Franklin acknowledged with a laugh that it was unusual for boards these days to seek out presidents with such views -- especially if the would-be presidents had just put their ideas in writing. "I was a bit surprised," he said, that his opinions didn't hurt his candidacy. "Often truth-telling is not rewarded the way one would like," he said. But Franklin added that he was encouraged and thrilled with the possibilities at Morehouse, his alma mater.
Morehouse presidents -- who have included such legendary figures as John Hope and Benjamin Mays -- have been national leaders, given the college's role in the civil rights movement, as an elite institution for educating black men, and the mystique of being a "Morehouse man." Franklin will be succeeding Walter E. Massey, a former director of the National Science Foundation who has played a prominent role in national discussions about math and science education and research.
Franklin will be moving to the position from Emory University, where he is a distinguished professor of social ethics in the theology school. During his career, Franklin has been involved in both academic work and reaching a broader public, and has rarely shied away from moral issues. He has a Ph.D. from the University of Chicago Divinity School, has taught at the Harvard Divinity School and the Colgate Rochester Divinity School, and served as president of the Interdenominational Theological Center (which is part of the Atlanta University Center, a consortium of historically black institutions that includes Morehouse).
He has also been a regular commentator for National Public Radio and an op-ed writer, writing columns on topics such as "Can the Church Save African American Families?" and "Now Here's a Concept: Going on a Date Without Having Sex."
In his new book, Franklin cites the example of Mays as a president whose leadership should be emulated today.

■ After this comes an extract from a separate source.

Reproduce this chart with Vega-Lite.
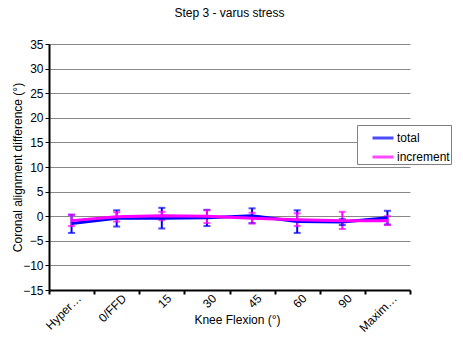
{
  "$schema": "https://vega.github.io/schema/vega-lite/v6.json",
  "width": 361,
  "height": 246,
  "autosize": {"type": "none"},
  "padding": {"left": 49, "top": 44, "right": 53, "bottom": 54},
  "background": "white",
  "title": {"text": "Step 3 - varus stress", "font": "Liberation Sans", "fontSize": 12, "fontWeight": "normal", "color": "#000000", "offset": 18, "anchor": "middle"},
  "config": {"view": {"stroke": null}, "font": "Liberation Sans"},
  "data": {"values": [
    {"cat": "Hyper…", "series": "total", "mean": -1.5, "lo": -3.4, "hi": 0.3},
    {"cat": "0/FFD", "series": "total", "mean": -0.4, "lo": -2.1, "hi": 1.2},
    {"cat": "15", "series": "total", "mean": -0.4, "lo": -2.5, "hi": 1.7},
    {"cat": "30", "series": "total", "mean": -0.3, "lo": -2.0, "hi": 1.3},
    {"cat": "45", "series": "total", "mean": 0.1, "lo": -1.4, "hi": 1.6},
    {"cat": "60", "series": "total", "mean": -1.1, "lo": -3.4, "hi": 1.2},
    {"cat": "90", "series": "total", "mean": -1.2, "lo": -1.8, "hi": -0.6},
    {"cat": "Maxim…", "series": "total", "mean": -0.3, "lo": -1.7, "hi": 1.1},
    {"cat": "Hyper…", "series": "increment", "mean": -0.9, "lo": -2.0, "hi": 0.3},
    {"cat": "0/FFD", "series": "increment", "mean": -0.1, "lo": -1.1, "hi": 0.8},
    {"cat": "15", "series": "increment", "mean": 0.1, "lo": -0.8, "hi": 0.9},
    {"cat": "30", "series": "increment", "mean": 0.0, "lo": -1.4, "hi": 1.2},
    {"cat": "45", "series": "increment", "mean": -0.4, "lo": -1.5, "hi": 0.7},
    {"cat": "60", "series": "increment", "mean": -0.7, "lo": -2.0, "hi": 0.6},
    {"cat": "90", "series": "increment", "mean": -0.9, "lo": -2.6, "hi": 0.9},
    {"cat": "Maxim…", "series": "increment", "mean": -0.9, "lo": -1.8, "hi": 0.0}
  ]},
  "encoding": {
    "x": {"field": "cat", "type": "nominal", "sort": null,
      "scale": {"paddingInner": 0, "paddingOuter": 0},
      "axis": {"title": "Knee Flexion (°)", "titleFontWeight": "normal", "titleFontSize": 12, "titleColor": "#000", "titleX": 188, "titleY": 24,
        "labelAngle": -45, "labelAlign": "right", "labelBaseline": "middle", "labelFontSize": 12, "labelColor": "#000", "labelPadding": 2, "labelOffset": 7, "labelOverlap": false,
        "tickBand": "extent", "tickColor": "#000", "tickWidth": 2, "tickSize": 4, "domainColor": "#000", "domainWidth": 2, "grid": false}},
    "color": {"field": "series", "type": "nominal",
      "scale": {"domain": ["total", "increment"], "range": ["#0000FF", "#FF00FF"]},
      "legend": {"title": null, "orient": "none", "legendX": 308, "legendY": 81, "strokeColor": "#808080", "fillColor": "white", "padding": 1,
        "symbolType": "stroke", "symbolSize": 441, "symbolStrokeWidth": 3, "symbolOffset": 13, "labelOffset": 2, "labelFontSize": 12, "labelColor": "#000", "rowPadding": 1, "labelLimit": 200}}
  },
  "layer": [
    {"mark": {"type": "rule", "strokeWidth": 2},
      "encoding": {"y": {"field": "lo", "type": "quantitative",
        "scale": {"domain": [-15, 35], "nice": false},
        "axis": {"values": [-15, -10, -5, 0, 5, 10, 15, 20, 25, 30, 35], "tickCount": 11, "labelOverlap": false, "title": "Coronal alignment difference (°)", "titleFontWeight": "normal", "titleFontSize": 12, "titleColor": "#000", "titleX": -25, "titleY": 123,
          "labelFontSize": 12, "labelColor": "#000", "labelPadding": 2, "grid": true, "gridColor": "#888", "gridWidth": 1, "domainColor": "#000", "domainWidth": 2, "tickColor": "#000", "tickSize": 4, "tickWidth": 1}},
        "y2": {"field": "hi"}}},
    {"mark": {"type": "tick", "thickness": 2, "size": 7}, "encoding": {"y": {"field": "lo", "type": "quantitative"}}},
    {"mark": {"type": "tick", "thickness": 2, "size": 7}, "encoding": {"y": {"field": "hi", "type": "quantitative"}}},
    {"transform": [{"filter": "datum.series == 'total'"}],
      "mark": {"type": "line", "strokeWidth": 3}, "encoding": {"y": {"field": "mean", "type": "quantitative"}}},
    {"transform": [{"filter": "datum.series == 'increment'"}],
      "mark": {"type": "line", "strokeWidth": 3}, "encoding": {"y": {"field": "mean", "type": "quantitative"}}}
  ]
}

Not only does he praise Mays for talking about institutional failures, but for his constant references to the moral purpose of the college and his vision of "an expansive and extended liberal arts education in a black institution as a moral enterprise infused with moral purpose."
Today, Franklin writes, he isn't sure if enough people share that vision. While working on his book, he sent a questionnaire to more than 75 presidents of black colleges, asking what their institutions do to promote character education and African-American identity. Not even one third of the institutions responded. What is missing in too many black colleges, he said, is a sense that students should be educated to be community leaders, not just to be better educated at any profession.
Franklin's book doesn't just criticize institutional leaders, but also students. He writes with dismay about the Freaknik celebrations of black college students in Atlanta, popular during the '90s -- an event that "involved cruising along the city's busiest streets and highways in amazing vehicles that no student should have been able to afford."
While Franklin's writing is explicitly making judgments, he can't be typecast as old-fashioned. He writes, for example, about the hostility of black churches to gay people and of anti-gay incidents at Morehouse and calls for black people to accept that some black people are gay and that they deserve the same respect as everyone else.
And in the interview Tuesday, he said that he realized that unlike the days of Benjamin Mays or the time when Franklin was an undergraduate, there isn't religious consensus at Morehouse today. Where once there would have been students almost entirely from black church traditions, today there are students who are Muslim, or who explore African faiths, or who don't have much faith. Franklin said it was important -- and possible -- to talk about faith in ways that don't exclude.
In his book, Franklin talks about the conflict of time over presidential duties and how this relates to what they can do.
"I believe that one of the chief reasons for this silence and absence [on moral issues] is the rapid expansion of the administrative and managerial tasks for modern presidents," he writes. "That is shorthand for saying that presidents have become full-time fund raisers who engage in the kind of calculation and institutional promotion that raises big bucks. While this may be a benefit for schools with tiny development staffs, unfortunately it robs the larger society of the public voices and minds that can serve as counterweights, even countercultural counterweights, to myopic elected officials, business leaders, and well-intentioned grassroots leaders."
And at a time that assessment is a hot issue, Franklin offers an alternative view of accreditation. He notes that many black colleges have felt that the process has been unfair, focusing too much on some measures of financial stability as opposed to their missions. But Franklin doesn't advocate abandoning accreditation, but coming up with an additional "village accreditation" in the spirit of W.E.B. Du Bois, who in 1900 and 1910 evaluated black colleges and ranked them based on their educational quality.
It may be time, Franklin writes, "to retrieve and innovate on the tradition of having black scholars render critical and appreciative evaluation of our institutions." Further, he advocates asking local community members to participate, by being surveyed for their opinions on the institutions in the area. (The book is equally frank in discussing and offering suggestions for black families and black churches.)
So how will Franklin try to advance his agenda at Morehouse? He stressed in the interview that part of the reason he would be able to advance his agenda is that the college operates "in real strength" from a financial and infrastructure position, in large part because of Massey.
Franklin said he wasn't looking to overhaul the curriculum, but to talk and to encourage others to talk. He said he envisioned monthly addresses to all students about tough ethical issues they face, plus organizing other speakers from a range of views to speak to students. A debater when he was a Morehouse undergraduate, Franklin said he wants to see debate strengthened -- both by students and for student to observe others.
"I want to introduce students to a range of values, philosophies and perspectives on moral issues and then to sketch my own views for them," he said. "I want them to embrace what it means to be a Morehouse man."
Now that he's becoming a president again, Franklin is also not walking away from the idea that black colleges should undertake new ways to measure their effectiveness. He said that he planned to spend some time between now and when he becomes president "walking the neighborhood that surrounds our campus and knocking on doors and asking people how they view Morehouse, asking what they need, and talking about how we can be an asset to transform lives."